Под впечатлением этих работ Дуэйн Румбо и его сотрудники начали диалог с шимпанзе через посредство компьютера (Кстати, последняя газетная сенсация на эту тему месячной давности инициирована его супругой – Сью Сэвидж-Румбо). В комнате обезьяны помещалась панель ЭВМ, на клавишах которой были нарисованы лексиграммы (значки-обозначения действий и разных видов пищи или других поощрений, от щекотки до кинофильма – обезьяны, совсем как люди, приходят от того и другого в одинаковый восторг). Компьютер запоминал каждое предложение шимпанзе (например, последовательное нажатие клавиш: “пожалуйста”, “машина”, “показать”, “кино”) и “выполнял” просьбу, лишь когда она соответствовала “грамматике” – узаконенному порядку нажатий. Результаты оказались поразительными. Молодым шимпанзе Шерману и Остину удалось даже провести диалог через компьютер. Шерман, в комнате которого лежали инструменты, получал сигнал от Остина, находившегося в соседней комнате (у него не было инструментов, зато был закрытый ящик с пищей), передать определенный инструмент. Остин открывал с помощью этого инструмента ящик и делился добычей со своим собеседником. Румбо считал, что компьютер, который позволяет точно вычислить долю “речи” в хаосе случайных нажатий, объективнее, чем киносъемка жестового разговора обезьяны с человеком.
Надо сказать, что волна “языковых” проектов вызвала скептическую реакцию со стороны многих лингвистов и психологов. Объяснить это можно тем, что большинство из них в ту пору под влиянием теории Ноэма Хомского считали, что языковая способность человека задана в его генах и, подобно физиологическому органу, вырастает постепенно, по записанной в генах программе.
Некоторые критики обрушили на зоопсихологов убийственные аргументы: сравнивали обезьяний язык с человеческим, литературным – результатом тысячелетий исторического развития. Другие подошли к этому вопросу осторожнее. Например, Эрик Леннеберг предложил доказать на примере, что шимпанзе могут разговаривать. То, что обезьяны “называют” отдельные предметы, еще не о чем не говорит, полагал Леннеберг. Обычный условный рефлекс, на который способны и собаки, и голуби. Вот если скажем, обезьяна правильно расшифрует команду “Положить сумку и тарелку в ведро” (то есть поймет, что союз “и” относится к сумке и тарелке, а предлог “в” – к ведру), то можно говорить о каких-то зачатках языковых способностей.
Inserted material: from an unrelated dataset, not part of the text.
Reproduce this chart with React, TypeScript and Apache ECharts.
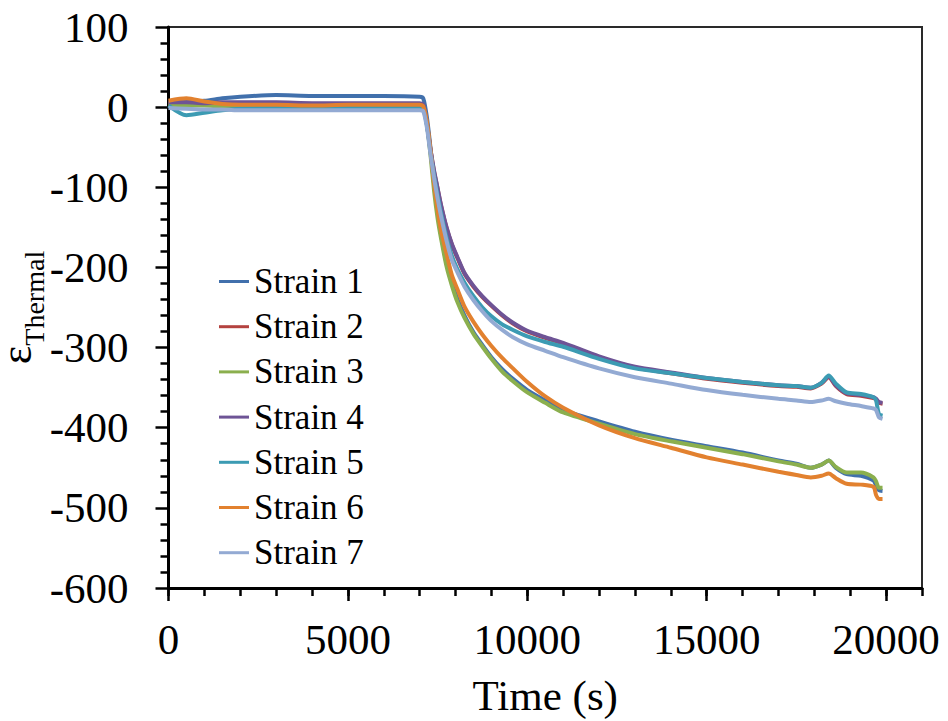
import React, { useEffect, useRef } from "react";
import * as echarts from "echarts";

const times = [0, 500, 1000, 1500, 2000, 3000, 4000, 5000, 6000, 7000, 7100, 7200, 7300, 7400, 7500, 7600, 7750, 7900, 8050, 8250, 8500, 8750, 9000, 9300, 9600, 10000, 10500, 11000, 12000, 13000, 14000, 15000, 16000, 17000, 17500, 17900, 18200, 18400, 18600, 18900, 19300, 19650, 19720, 19800, 19900];

const strain1 = [5, 7, 8, 11, 13, 15, 14, 14, 14, 13, 11, -12, -50, -95, -132, -160, -195, -219, -239, -260, -281, -297, -312, -327, -339, -353, -366, -378, -392, -405, -415, -423, -431, -441, -445, -450, -446, -441, -450, -458, -460, -466, -472, -478, -479];
const strain2 = [4, 4, 4, 4, 4, 4, 4, 4, 4, 4, 2, -21, -53, -80, -102, -124, -151, -172, -188, -208, -224, -237, -248, -260, -270, -280, -288, -295, -312, -325, -332, -339, -344, -348, -349, -351, -345, -337, -348, -358, -360, -363, -365, -369, -370];
const strain3 = [3, 2, 2, 1, 1, 2, 2, 2, 2, 2, -2, -20, -59, -104, -139, -165, -199, -223, -243, -263, -283, -299, -314, -330, -342, -356, -369, -381, -395, -408, -417, -425, -433, -442, -446, -450, -446, -441, -449, -456, -456, -462, -467, -475, -475];
const strain4 = [6, 6, 5, 6, 6, 6, 5, 5, 5, 5, 3, -20, -52, -79, -101, -123, -150, -171, -187, -207, -223, -236, -247, -259, -269, -279, -287, -294, -311, -324, -331, -338, -343, -347, -348, -350, -344, -336, -347, -357, -359, -362, -364, -368, -369];
const strain5 = [2, -10, -7, -4, -2, -1, -1, -1, -1, -1, -2, -22, -55, -85, -110, -133, -163, -186, -202, -219, -236, -250, -261, -271, -278, -286, -293, -299, -314, -326, -332, -338, -343, -347, -348, -350, -344, -335, -345, -356, -358, -362, -366, -383, -385];
const strain6 = [8, 11, 7, 4, 3, 3, 2, 3, 3, 3, 1, -18, -53, -95, -128, -155, -183, -210, -227, -249, -268, -284, -298, -313, -326, -343, -361, -375, -397, -413, -425, -437, -446, -455, -459, -462, -460, -457, -463, -470, -471, -474, -484, -489, -489];
const strain7 = [-1, -2, -3, -3, -4, -4, -4, -4, -4, -4, -5, -25, -58, -88, -114, -137, -167, -191, -206, -224, -241, -255, -267, -278, -287, -296, -304, -312, -326, -337, -345, -353, -359, -364, -366, -368, -366, -364, -367, -370, -373, -376, -378, -387, -389];

const seriesNames = ["Strain 1", "Strain 2", "Strain 3", "Strain 4", "Strain 5", "Strain 6", "Strain 7"];
const seriesValues = [strain1, strain2, strain3, strain4, strain5, strain6, strain7];
const seriesColors = ["#4170AC", "#B4423F", "#8BAF4E", "#6E5496", "#3C9BB3", "#E2812F", "#93AAD3"];

const FONT = "Liberation Serif, Times New Roman, serif";

export default function App() {
  const ref = useRef<HTMLDivElement>(null);
  useEffect(() => {
    document.body.style.margin = "0";
    const chart = echarts.init(ref.current!, null, { renderer: "svg" });
    const gridLeft = 168.5;
    const gridTop = 27;
    const gridW = 753.5;
    const gridH = 561;
    chart.setOption({
      animation: false,
      backgroundColor: "#ffffff",
      grid: [
        { left: gridLeft, top: gridTop, width: gridW, height: gridH, show: true, borderColor: "#2a2a2a", borderWidth: 2, backgroundColor: "transparent", containLabel: false, outerBoundsMode: "none" },
        { left: gridLeft, top: gridTop, width: (gridW * 20) / 21, height: gridH, show: false, containLabel: false, outerBoundsMode: "none" },
      ],
      legend: {
        orient: "vertical",
        left: 219,
        top: 264,
        padding: 0,
        icon: "rect",
        itemWidth: 30,
        itemHeight: 3,
        itemGap: 10.2,
        selectedMode: false,
        data: seriesNames,
        textStyle: { fontFamily: FONT, fontSize: 35, color: "#000", lineHeight: 35 },
      },
      xAxis: [
        {
          type: "value",
          gridIndex: 0,
          min: 0,
          max: 21000,
          interval: 1000,
          axisLine: { show: true, onZero: false, lineStyle: { color: "#000", width: 3 } },
          axisTick: { show: true, length: 8, lineStyle: { color: "#000", width: 2.5 } },
          axisLabel: { show: false },
          splitLine: { show: false },
          name: "Time (s)",
          nameLocation: "middle",
          nameGap: 86,
          nameMoveOverlap: false,
          nameTextStyle: { fontFamily: FONT, fontSize: 43, color: "#000" },
        },
        {
          type: "value",
          gridIndex: 1,
          min: 0,
          max: 20000,
          interval: 5000,
          axisLine: { show: false, onZero: false },
          axisTick: { show: true, length: 13, lineStyle: { color: "#000", width: 2.5 } },
          axisLabel: { show: true, margin: 30, fontFamily: FONT, fontSize: 43, color: "#000", formatter: (v: number) => String(v) },
          splitLine: { show: false },
        },
      ],
      yAxis: [
        {
          type: "value",
          gridIndex: 0,
          min: -600,
          max: 100,
          interval: 100,
          axisLine: { show: true, onZero: false, lineStyle: { color: "#000", width: 3 } },
          axisTick: { show: true, length: 13, lineStyle: { color: "#000", width: 2.5 } },
          minorTick: { show: true, splitNumber: 5, length: 8, lineStyle: { color: "#000", width: 2.5 } },
          axisLabel: { show: true, margin: 40, fontFamily: FONT, fontSize: 43, color: "#000", formatter: (v: number) => String(v) },
          splitLine: { show: false },
          name: "{e|ε}{s|Thermal}",
          nameLocation: "middle",
          nameRotate: 90,
          nameGap: 130,
          nameMoveOverlap: false,
          nameTextStyle: {
            color: "#000",
            rich: {
              e: { fontFamily: FONT, fontSize: 44, lineHeight: 44, color: "#000" },
              s: { fontFamily: FONT, fontSize: 28, lineHeight: 28, color: "#000", padding: [36, 0, 0, 0] },
            },
          },
        },
        { type: "value", gridIndex: 1, min: -600, max: 100, show: false },
      ],
      series: seriesNames.map((name, k) => ({
        name,
        type: "line",
        xAxisIndex: 0,
        yAxisIndex: 0,
        showSymbol: false,
        symbol: "none",
        smooth: 0.25,
        color: seriesColors[k],
        lineStyle: { width: 4, color: seriesColors[k] },
        data: times.map((t, i) => [t, seriesValues[k][i]]),
      })),
    });
    return () => chart.dispose();
  }, []);
  return <div ref={ref} style={{ width: 948, height: 721 }} />;
}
Это, однако была единственная практическая рекомендация со стороны критиков. Неконструктивный скептицизм лингвистов породил ответную реакцию зоопсихологов. Так, профессор Колумбийского университета Герберт Террейс бросил вызов теории “врожденной языковой компетенции” Ноэма Хомского. В 1973 г. Террейс начал проект, героем которого стал шимпанзе с ироническим именем Ним Шимпский. “Я выбрал это имя, – писал Террейс, – в честь известного лингвиста, отстаивающего тезис о врожденности человеческого языка. Конечно, в глубине души я осознавал эффект, который мог возникнуть, случись Ниму в действительности создавать предложения”. Полный оптимистических надежд, Террейс поместил обезьяну в лабораторию и начал интенсивные занятия с помощью глухонемых тренеров.